As a young Muslim woman living in the United States, you told me in your recent speech “There are ceilings to break.”
I listen and nod in agreement because, yes as woman, we have a harder time trying to find a place to fit in when it comes to equality in the workplace, among other things.
I then listen to your remarks about your mother, and your tribute to her, and am drawn to the part where you mention that it takes a village to raise a child.
It almost plays with the strings of my heart before I blink, and instantly call BULLSH*T.
How do you even have the audacity to say you represent me — a brown Muslim woman — when you’ve single handedly played a role in destroying the homes and lives of innocent men, women, and children?
How is it that you represent the American women, but ignore the fact that the women in the Middle East are also, well, women?
For someone who claims to be representing womanhood, why are those women from the Middle East ignored, except by your bombs, and your “bomb them into submission” peace strategy?
I feel like most political representatives are hypocritical, saying one thing and doing another. I get it; it’s how politics generally work.

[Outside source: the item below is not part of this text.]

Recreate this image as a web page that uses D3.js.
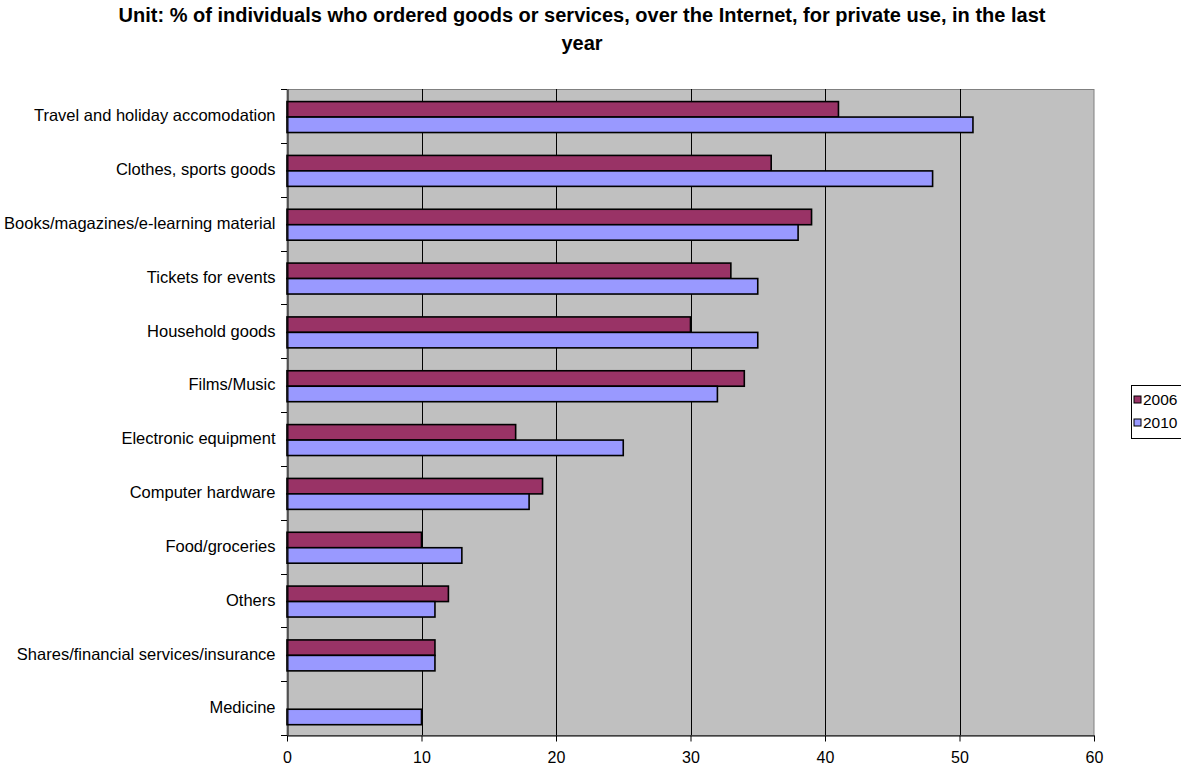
<!DOCTYPE html>
<html><head><meta charset="utf-8">
<script src="https://cdn.jsdelivr.net/npm/d3@7"></script>
<style>body{margin:0;background:#fff;}svg{display:block;font-family:"Liberation Sans",Arial,sans-serif;}</style>
</head><body>
<svg id="c" width="1181" height="767"></svg>
<script>
const categories = ["Travel and holiday accomodation","Clothes, sports goods","Books/magazines/e-learning material","Tickets for events","Household goods","Films/Music","Electronic equipment","Computer hardware","Food/groceries","Others","Shares/financial services/insurance","Medicine"];
const series2006 = [41,36,39,33,30,34,17,19,10,12,11,0];
const series2010 = [51,48,38,35,35,32,25,18,13,11,11,10];
const seriesNames = ["2006","2010"];
const seriesColors = ["#993366","#9999FF"];
const xTicks = [0,10,20,30,40,50,60];
const titleLines = ["Unit: % of individuals who ordered goods or services, over the Internet, for private use, in the last","year"];

const svg = d3.select("#c");
const L=287, R=1094, T=89, B=735;
const x = d3.scaleLinear().domain([0,60]).range([L,R]);
const y = d3.scaleBand().domain(categories).range([T,B]).paddingInner(0).paddingOuter(0);
const inner = d3.scaleBand().domain(seriesNames).range([0,y.bandwidth()]).paddingOuter(0.74).paddingInner(0).align(0.55);

svg.append("rect").attr("x",L).attr("y",T+0.5).attr("width",R-L).attr("height",B-T).attr("fill","#C0C0C0").attr("stroke","#808080").attr("stroke-width",1);

// gridlines
svg.append("g").selectAll("line").data(xTicks.slice(1,-1)).join("line")
  .attr("x1",d=>Math.round(x(d))+0.5).attr("x2",d=>Math.round(x(d))+0.5).attr("y1",T).attr("y2",B)
  .attr("stroke","#000").attr("stroke-width",1);

// title
svg.append("g").selectAll("text").data(titleLines).join("text")
  .attr("x",582).attr("y",(d,i)=>22+i*28).attr("text-anchor","middle")
  .attr("font-size","20px").attr("font-weight","bold").text(d=>d);

// bars
const data = categories.map((c,i)=>({c, vals:[{s:"2006",v:series2006[i],col:seriesColors[0]},{s:"2010",v:series2010[i],col:seriesColors[1]}]}));
const g = svg.append("g").selectAll("g").data(data).join("g").attr("transform",d=>`translate(0,${y(d.c)})`);
g.selectAll("rect").data(d=>d.vals.filter(v=>v.v>0)).join("rect")
  .attr("x",x(0)).attr("y",d=>inner(d.s)).attr("width",d=>x(d.v)-x(0)).attr("height",inner.bandwidth())
  .attr("fill",d=>d.col).attr("stroke","#000").attr("stroke-width",1.6);

// y axis
const yAxis = d3.axisLeft(y).tickSize(0).tickPadding(12);
const ya = svg.append("g").attr("transform",`translate(${L+0.5},0)`).call(yAxis);
ya.select(".domain").attr("stroke","#000");
ya.selectAll("text").attr("font-size","16.5px").attr("fill","#000").attr("font-family","Liberation Sans, Arial, sans-serif");
// y tick marks at band boundaries
const bounds = categories.map(c=>y(c)).concat([B]);
svg.append("g").selectAll("line").data(bounds).join("line")
  .attr("x1",L-6).attr("x2",L).attr("y1",d=>Math.round(d)+0.5).attr("y2",d=>Math.round(d)+0.5).attr("stroke","#000");

// x axis
const xAxis = d3.axisBottom(x).tickValues(xTicks).tickSizeInner(6).tickSizeOuter(0).tickPadding(10);
const xa = svg.append("g").attr("transform",`translate(0,${B+0.5})`).call(xAxis);
xa.select(".domain").attr("stroke","#000");
xa.selectAll("text").attr("font-size","16px").attr("fill","#000").attr("font-family","Liberation Sans, Arial, sans-serif");

// legend
const lg = svg.append("g").attr("transform","translate(1131,385)");
lg.append("rect").attr("x",0.5).attr("y",0.5).attr("width",60).attr("height",53).attr("fill","#fff").attr("stroke","#000");
const li = lg.selectAll("g").data(seriesNames).join("g").attr("transform",(d,i)=>`translate(3,${11+i*23})`);
li.append("rect").attr("width",7).attr("height",7).attr("fill",(d,i)=>seriesColors[i]).attr("stroke","#000");
li.append("text").attr("x",9).attr("y",9).attr("font-size","15.5px").text(d=>d);
</script>
</body></html>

But I don’t feel represented by you. I’m offended and hurt that you think it’s okay to represent only one type of woman, the white American kind.

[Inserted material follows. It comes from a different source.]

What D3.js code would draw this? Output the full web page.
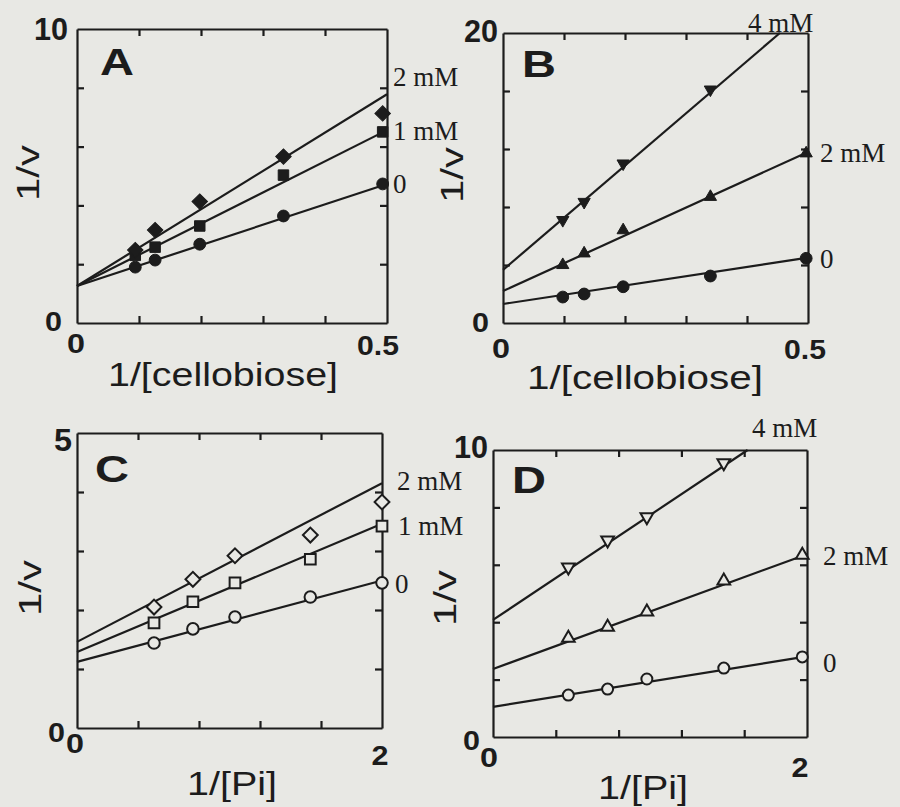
<!DOCTYPE html>
<html><head><meta charset="utf-8">
<script src="https://cdn.jsdelivr.net/npm/d3@7"></script>
<style>body{margin:0;background:#e8e8e4;} svg{display:block}</style>
</head><body><svg id="c" width="900" height="807"></svg>
<script>
// ---------- DATA ----------
// Panel A : 1/v vs 1/[cellobiose]
const xA = [0.094, 0.126, 0.198, 0.333, 0.493];
const yA_0 = [1.9, 2.14, 2.68, 3.64, 4.73];
const yA_1 = [2.3, 2.58, 3.3, 5.03, 6.5];
const yA_2 = [2.48, 3.16, 4.13, 5.66, 7.13];
const fitA_intercept = [1.26, 1.26, 1.26];
const fitA_slope = [6.94, 10.6, 13.04];
const seriesA = ["0", "1 mM", "2 mM"];

// Panel B : 1/v vs 1/[cellobiose]
const xB = [0.098, 0.133, 0.197, 0.34, 0.497];
const yB_0 = [1.79, 2.0, 2.5, 3.24, 4.46];
const yB_2 = [4.0, 4.8, 6.4, 8.7, 11.7];
const yB_4 = [7.1, 8.35, 11.0, 16.1];
const fitB_intercept = [1.31, 2.2, 3.66];
const fitB_slope = [6.4, 19.2, 36.0];
const seriesB = ["0", "2 mM", "4 mM"];

// Panel C : 1/v vs 1/[Pi]
const xC = [0.505, 0.76, 1.036, 1.53, 2.0];
const yC_0 = [1.44, 1.68, 1.88, 2.22, 2.46];
const yC_1 = [1.78, 2.14, 2.46, 2.86, 3.42];
const yC_2 = [2.05, 2.52, 2.92, 3.27, 3.83];
const fitC_intercept = [1.12, 1.29, 1.46];
const fitC_slope = [0.69, 1.085, 1.345];
const seriesC = ["0", "1 mM", "2 mM"];

// Panel D : 1/v vs 1/[Pi]
const xD = [0.48, 0.73, 0.98, 1.47, 1.97];
const yD_0 = [1.46, 1.67, 2.02, 2.4, 2.79];
const yD_2 = [3.45, 3.83, 4.36, 5.44, 6.34];
const yD_4 = [5.92, 6.86, 7.67, 9.55];
const fitD_intercept = [1.05, 2.37, 4.08];
const fitD_slope = [0.88, 2.0, 3.65];
const seriesD = ["0", "2 mM", "4 mM"];

// axis ranges / ticks
const xMaxCell = 0.5, xMaxPi = 2;
const yMaxA = 10, yMaxB = 20, yMaxC = 5, yMaxD = 10;
const xTicksCell = [0.1, 0.2, 0.3, 0.4];
const xTicksPi = [0.4, 0.8, 1.2, 1.6];
const yTicksA = [2, 4, 6, 8];
const yTicksB = [4, 8, 12, 16];
const yTicksC = [1, 2, 3, 4];
const yTicksD = [2, 4, 6, 8];
const xTitleCell = "1/[cellobiose]";
const xTitlePi = "1/[Pi]";
const yTitle = "1/v";
const xMaxLabelCell = "0.5", xMaxLabelPi = "2";

// ---------- LAYOUT ----------
const INK = "#1c1c1c", BG = "#e8e8e4";
const panels = [
  {letter:"A", L:77, R:387, T:29, B:323, xmax:xMaxCell, ymax:yMaxA, xt:xTicksCell, yt:yTicksA,
   xs:[xA, xA, xA], ys:[yA_0, yA_1, yA_2], b:fitA_intercept, m:fitA_slope, names:seriesA,
   sym:["circle","square","diamond"], filled:true, sz:[110, 110, 120],
   namePos:[[393,193],[393,140],[393,86]], xTitle:xTitleCell, xTitleW:230, xTitleC:[223,386],
   yTitleC:[28,173], xMaxLab:xMaxLabelCell, yMaxLab:"10", letterPos:[100,75],
   ymaxPos:[68,29], y0Pos:[62,321], x0Pos:[76,343], xmaxPos:[378,346]},
  {letter:"B", L:503, R:808, T:33, B:323, xmax:xMaxCell, ymax:yMaxB, xt:xTicksCell, yt:yTicksB,
   xs:[xB, xB, xB], ys:[yB_0, yB_2, yB_4], b:fitB_intercept, m:fitB_slope, names:seriesB,
   sym:["circle","triup","tridown"], filled:true, sz:[110, 65, 65],
   namePos:[[820,268],[820,162],[748,32]], xTitle:xTitleCell, xTitleW:236, xTitleC:[645,389],
   yTitleC:[452,175], xMaxLab:xMaxLabelCell, yMaxLab:"20", letterPos:[522,77],
   ymaxPos:[498,31], y0Pos:[489,322], x0Pos:[501,348], xmaxPos:[805,350]},
  {letter:"C", L:77, R:382, T:433, B:728, xmax:xMaxPi, ymax:yMaxC, xt:xTicksPi, yt:yTicksC,
   xs:[xC, xC, xC], ys:[yC_0, yC_1, yC_2], b:fitC_intercept, m:fitC_slope, names:seriesC,
   sym:["circle","square","diamond"], filled:false, sz:[105, 115, 110],
   namePos:[[395,593],[398,535],[397,490]], xTitle:xTitlePi, xTitleW:90, xTitleC:[232,795],
   yTitleC:[30,588], xMaxLab:xMaxLabelPi, yMaxLab:"5", letterPos:[95,482],
   ymaxPos:[72,440], y0Pos:[65,732], x0Pos:[75,743], xmaxPos:[380,756]},
  {letter:"D", L:493, R:807, T:450, B:737, xmax:xMaxPi, ymax:yMaxD, xt:xTicksPi, yt:yTicksD,
   xs:[xD, xD, xD], ys:[yD_0, yD_2, yD_4], b:fitD_intercept, m:fitD_slope, names:seriesD,
   sym:["circle","triup","tridown"], filled:false, sz:[95, 70, 70],
   namePos:[[823,672],[823,565],[752,437]], xTitle:xTitlePi, xTitleW:90, xTitleC:[643,799],
   yTitleC:[445,598], xMaxLab:xMaxLabelPi, yMaxLab:"10", letterPos:[512,493],
   ymaxPos:[488,447], y0Pos:[480,740], x0Pos:[489,757], xmaxPos:[800,768]}
];

const svg = d3.select("#c");
svg.append("rect").attr("width",900).attr("height",807).attr("fill",BG);

function symPath(type, size){
  if(type==="circle") return d3.symbol(d3.symbolCircle, size)();
  if(type==="square") return d3.symbol(d3.symbolSquare, size)();
  if(type==="diamond") return d3.symbol(d3.symbolSquare, size)();
  return d3.symbol(d3.symbolTriangle, size)();
}
function symRot(type){
  if(type==="diamond") return 45;
  if(type==="tridown") return 180;
  return 0;
}

panels.forEach(p => {
  const g = svg.append("g");
  const x = d3.scaleLinear().domain([0,p.xmax]).range([p.L,p.R]);
  const y = d3.scaleLinear().domain([0,p.ymax]).range([p.B,p.T]);

  const axStyle = sel => { sel.selectAll("path,line").attr("stroke",INK).attr("stroke-width",2.2); sel.selectAll("text").remove(); };
  g.append("g").attr("transform",`translate(0,${p.B})`)
    .call(d3.axisBottom(x).tickValues(p.xt).tickSizeInner(-7).tickSizeOuter(0).tickFormat("")).call(axStyle);
  g.append("g").attr("transform",`translate(0,${p.T})`)
    .call(d3.axisTop(x).tickValues(p.xt).tickSizeInner(-7).tickSizeOuter(0).tickFormat("")).call(axStyle);
  g.append("g").attr("transform",`translate(${p.L},0)`)
    .call(d3.axisLeft(y).tickValues(p.yt).tickSizeInner(-7).tickSizeOuter(0).tickFormat("")).call(axStyle);
  g.append("g").attr("transform",`translate(${p.R},0)`)
    .call(d3.axisRight(y).tickValues(p.yt).tickSizeInner(-7).tickSizeOuter(0).tickFormat("")).call(axStyle);

  // fitted lines
  const line = d3.line().x(d=>x(d[0])).y(d=>y(d[1]));
  p.b.forEach((b,i)=>{
    const m = p.m[i];
    let xe = p.xmax;
    if (b + m*xe > p.ymax) xe = (p.ymax - b)/m;
    g.append("path").attr("d", line([[0,b],[xe,b+m*xe]]))
      .attr("fill","none").attr("stroke",INK).attr("stroke-width",2.2);
  });

  // markers
  p.ys.forEach((ys,i)=>{
    ys.forEach((v,j)=>{
      g.append("path").attr("d", symPath(p.sym[i], p.sz[i]))
        .attr("transform",`translate(${x(p.xs[i][j])},${y(v)}) rotate(${symRot(p.sym[i])})`)
        .attr("fill", p.filled ? INK : BG)
        .attr("stroke", INK).attr("stroke-width", p.filled ? 1 : 2);
    });
  });

  // series names
  p.names.forEach((n,i)=>{
    g.append("text").attr("x",p.namePos[i][0]).attr("y",p.namePos[i][1])
      .attr("font-family","'Liberation Serif', 'Times New Roman', serif")
      .attr("font-size",27).attr("fill",INK).text(n);
  });

  const sans = "'Liberation Sans', Arial, sans-serif";
  // panel letter
  g.append("text").attr("x",p.letterPos[0]).attr("y",p.letterPos[1])
    .attr("font-family",sans).attr("font-weight","bold").attr("font-size",37)
    .attr("textLength",34).attr("lengthAdjust","spacingAndGlyphs").attr("fill",INK).text(p.letter);

  // tick labels
  const tl = (txt, pos, anchor, size, w) => {
    const t = g.append("text").attr("x",pos[0]).attr("y",pos[1]).attr("text-anchor",anchor)
      .attr("dominant-baseline","central").attr("font-family",sans).attr("font-weight","bold")
      .attr("font-size",size).attr("fill",INK).text(txt);
    if (w) t.attr("textLength",w).attr("lengthAdjust","spacingAndGlyphs");
  };
  tl(p.yMaxLab, p.ymaxPos, "end", 31, p.yMaxLab.length>1 ? 34 : 18);
  tl("0", p.y0Pos, "end", 28, 17);
  tl("0", p.x0Pos, "middle", 28, 18);
  tl(p.xMaxLab, p.xmaxPos, "middle", 27, p.xMaxLab.length>1 ? 42 : 17);

  // axis titles
  g.append("text").attr("x",p.xTitleC[0]).attr("y",p.xTitleC[1]).attr("text-anchor","middle")
    .attr("font-family",sans).attr("font-size",33).attr("fill",INK)
    .attr("textLength",p.xTitleW).attr("lengthAdjust","spacingAndGlyphs").text(p.xTitle);
  g.append("text").attr("transform",`translate(${p.yTitleC[0]},${p.yTitleC[1]}) rotate(-90)`)
    .attr("text-anchor","middle").attr("dominant-baseline","central")
    .attr("font-family",sans).attr("font-size",31).attr("fill",INK)
    .attr("textLength",56).attr("lengthAdjust","spacingAndGlyphs").text(yTitle);
});
</script></body></html>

When a woman fights for equality, it should be for every woman, regardless of race, religion, or any other social factor.
Your nomination and claim to victory is overshadowed by the attacks you contributed to, and although you believe that being a front runner is an accomplishment, I feel like it’s an anchor that is holding down Muslim women that are unrepresented by you.
Time and time again, I’ve seen your views on foreign policy slowly creep toward the moderate to conservative route. Even when you ran for presidency in 2008, you openly supported the Iraq War. How is that any different with what you might do when you’re in power and you steer a war towards Syria. Was the aftermath post-Gaddafi not enough?
I fear the bloodshed that will foreshadow this election if you win.
There is a huge double standard in your campaign, and the hypocrisy irks me. Your supporters are blinded by your achievements throughout your career, but ignore the fact that you have blood on your hands.
You attack the Republican frontrunner for how he treats women, and the things he says about them, but at least he isn’t pretending to be something he is not. You pull the gender card time and time again but don’t even represent all of us like you claim to do.
I agree that this is a huge step forward for America as a nation. Women have lived through a lifetime of inequality and hardships to witness this. But your feminism isn’t inclusive; you fail to include all types of woman because you say one thing, and your actions have reflected differently in the past. I fear for the young girls that may watch you become the first woman President of the United States. Once again, they will feel like a person who could’ve been a potential role model, is single handedly contributing towards the destruction of more Muslim nations.
I hope I’m not coming across as criticizing your gender stances, but you’re literally running an entire political campaign with the fact that you’re a woman as your number one premise. We get it. You’re a woman.
But I want to reiterate, one last time, as a Muslim woman living in America, you do not represent me.